Pour Lorette Philippot, chargée de campagne Finance privée aux Amis de la Terre France« Alors qu’au plus fort de la crise les esprits et les discours se tournaient vers un « monde d’après » plus juste et soutenable, les grande banques françaises nous condamnaient en toute opacité à un avenir fossile. En accourant sans réserve au chevet des entreprises des pétrole et gaz et notamment des grandes majors, elles ont plus que jamais fait la démonstration de leur addiction à l’industrie des énergies fossiles. Ces entreprises nocives sont aujourd’hui « too big to fail » pour les banques, qui préfèrent ne rien leur refuser, quitte à s’enfoncer encore un peu plus dans cette dépendance ». 

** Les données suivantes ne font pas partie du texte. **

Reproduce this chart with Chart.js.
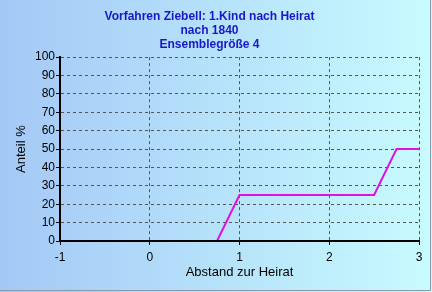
<!DOCTYPE html>
<html>
<head>
<meta charset="utf-8">
<script src="https://cdn.jsdelivr.net/npm/chart.js@4/dist/chart.umd.min.js"></script>
<style>
  html, body { margin: 0; padding: 0; background: #fff; }
  #wrap { width: 432px; height: 292px; }
</style>
</head>
<body>
<div id="wrap"><canvas id="myChart" width="432" height="292"></canvas></div>
<script>
var titleLines = ["Vorfahren Ziebell: 1.Kind nach Heirat", "nach 1840", "Ensemblegröße 4"];
var abstand = [-1, -0.75, -0.5, -0.25, 0, 0.25, 0.5, 0.75, 1, 1.25, 1.5, 1.75, 2, 2.25, 2.5, 2.75, 3];
var anteil  = [0, 0, 0, 0, 0, 0, 0, 0, 25, 25, 25, 25, 25, 25, 25, 50, 50];
var xTitle = "Abstand zur Heirat";
var yTitle = "Anteil %";

var points = abstand.map(function (x, i) { return { x: x, y: anteil[i] }; });

// background gradient + frame
var bgPlugin = {
    id: 'bg',
    beforeDraw: function (chart) {
        var c = chart.ctx, w = chart.width, h = chart.height;
        var g = c.createLinearGradient(0, 0, w, 0);
        g.addColorStop(0, '#a4c8f6');
        g.addColorStop(1, '#c8fbfe');
        c.save();
        c.fillStyle = g;
        c.fillRect(0, 0, w, h);
        c.strokeStyle = '#8a9aa8';
        c.lineWidth = 1;
        c.beginPath();
        c.moveTo(w - 1.5, 0); c.lineTo(w - 1.5, h - 1.5); c.lineTo(0, h - 1.5);
        c.stroke();
        c.restore();
    }
};

// redraw the black left/bottom axis over the data
var axisPlugin = {
    id: 'axes',
    afterDatasetsDraw: function (chart) {
        var c = chart.ctx, a = chart.chartArea;
        c.save();
        c.strokeStyle = '#000';
        c.lineWidth = 2;
        c.beginPath();
        c.moveTo(a.left, a.top);
        c.lineTo(a.left, a.bottom);
        c.lineTo(a.right, a.bottom);
        c.stroke();
        c.restore();
    }
};

var ctx = document.getElementById("myChart").getContext('2d');

var myChart = new Chart(ctx, {
    type: 'line',
    data: {
        datasets: [{
            data: points,
            borderColor: '#e010e0',
            borderWidth: 2,
            pointRadius: 0,
            tension: 0,
            fill: false
        }]
    },
    options: {
        responsive: false,
        animation: false,
        layout: { padding: { left: 0, right: 13, top: 0, bottom: 0 } },
        plugins: {
            legend: { display: false },
            tooltip: { enabled: false },
            title: {
                display: true,
                text: titleLines,
                color: '#1818c8',
                font: { family: 'Liberation Sans', size: 12, weight: 'bold', lineHeight: 1.17 },
                padding: { top: 10, bottom: 5 }
            }
        },
        scales: {
            x: {
                type: 'linear',
                min: -1,
                max: 3,
                ticks: {
                    stepSize: 1,
                    color: '#000',
                    padding: 5,
                    font: { family: 'Liberation Sans', size: 12 }
                },
                grid: {
                    color: '#555',
                    tickColor: '#000',
                    tickLength: 4,
                    lineWidth: 1
                },
                border: { display: true, color: '#000', width: 2, dash: [3, 3] },
                title: {
                    display: true,
                    text: xTitle,
                    color: '#000',
                    padding: { top: 0, bottom: 12 },
                    font: { family: 'Liberation Sans', size: 13 }
                },
                afterFit: function (s) { s.height = 51; }
            },
            y: {
                min: 0,
                max: 100,
                ticks: {
                    stepSize: 10,
                    color: '#000',
                    padding: 1,
                    font: { family: 'Liberation Sans', size: 12 }
                },
                grid: {
                    color: '#555',
                    tickColor: '#000',
                    tickLength: 4,
                    lineWidth: 1
                },
                border: { display: true, color: '#000', width: 2, dash: [3, 3] },
                title: {
                    display: true,
                    text: yTitle,
                    color: '#000',
                    padding: { top: 14, bottom: 0 },
                    font: { family: 'Liberation Sans', size: 13 }
                },
                afterFit: function (s) { s.width = 60; }
            }
        }
    },
    plugins: [bgPlugin, axisPlugin]
});
</script>
</body>
</html>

Alors que Bruno Le Maire appelait publiquement les acteurs financiers français à mettre en œuvre une sortie des hydrocarbures non-conventionnels en octobre 2020 [4], l’étude montre que 17,7 milliards de financements ont été dirigés vers les 30 entreprises les plus agressives au monde dans le développement des pétrole et gaz de schiste [5]. En cause : les engagements volontaires lacunaires des banques dans ce secteur [6].

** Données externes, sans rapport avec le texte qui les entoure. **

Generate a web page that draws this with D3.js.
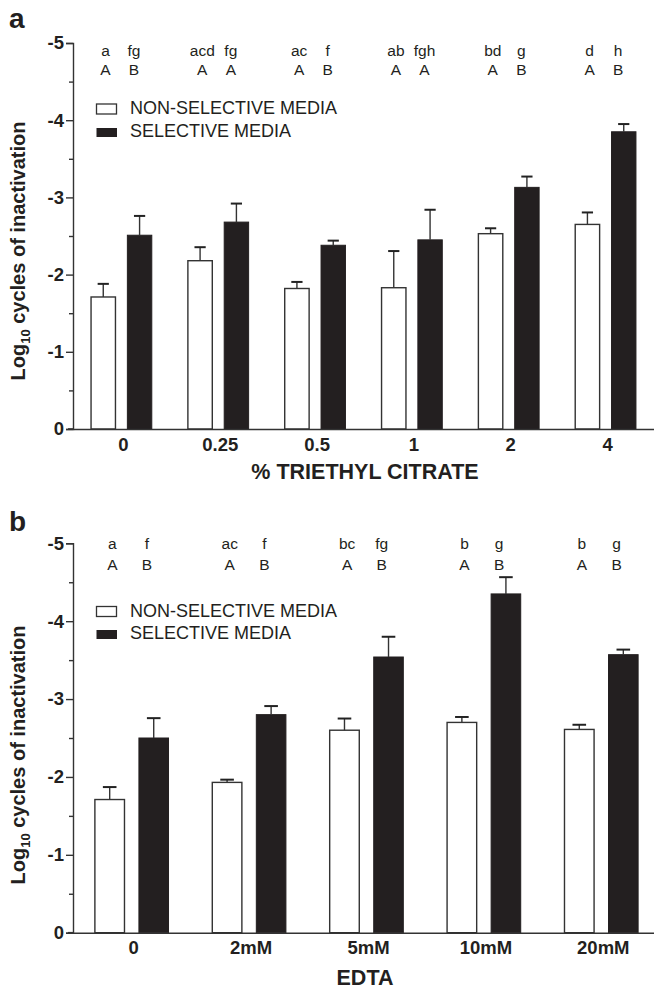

Selon Alexandre Poidatz, chargé de plaidoyer Finance et Climat chez Oxfam France« La hausse continue des financements aux énergies fossiles, dont les pétrole et gaz de schiste, explique la trajectoire de réchauffement à plus de 4 °C sur laquelle se situent les banques françaises [7]. Leur impact climatique est tel que l’État doit imposer les règles du jeu. Seul l’État a les moyens de rompre cette dépendance toxique et d’éteindre les braises sur lesquelles soufflent les banques françaises ».  

Les Amis de la Terre France et Oxfam France pressent le gouvernement d’inscrire une obligation légale pour les acteurs financiers à se conformer à une trajectoire contraignante de réduction de leur empreinte carbone et de sortie des énergies fossiles, sous peine de sanction financière. Le gouvernement doit en particulier garantir que son récent appel à en finir avec les hydrocarbures non-conventionnels se traduise en retrait effectif et total de la Place financière de Paris de ces secteurs.

 

Notes aux rédactions :

  1. L’Agence internationale de l’énergie appelle à ne plus investir dans de nouvelles installations pétrolières ou gazières. Le Monde.
  2. Les huit majors pétrolières et gazières sont BP, Chevron, Eni, Equinor, ExxonMobil, Repsol, Shell et Total.
  3. En 2020, la chute des prix du pétrole a eu des conséquences sévères sur la valeur boursière des plus grandes multinationales des pétrole et gaz : en moyenne le coût des actions des 8 des plus grandes entreprises extractrices d’énergies fossiles a baissé de 36,97 % en 2020. Par exemple, l’action du groupe Total a perdu 30 % de sa valeur en 2020. Calcul fait sur la base des cours de l’action des 8 entreprises citées ci-dessus, entre le 3 janvier 2020 et le 31 décembre 2020.
  4. Direction générale du Trésor (2020) Communiqué de presse de Bercy du 30 octobre 2020.
  5. Financements des grandes banques françaises aux 30 entreprises les plus actives dans l’exploitation des pétrole et gaz de schiste, en termes de réserves en cours de production et de production prévue entre 2021 et 2050 à partir de nouveaux puits. Données en date d’octobre 2020 fournies par Oil Change International, issues de Rystad Energy AS.
  6. Voir le Scan de la finance fossile, outil d’évaluation des politiques sectorielles des acteurs financiers français, qui sera mis en ligne par Reclaim Finance le 12 mai 2021.
  7. Oxfam (2020) Banques : des engagements climat à prendre au 4ème degré.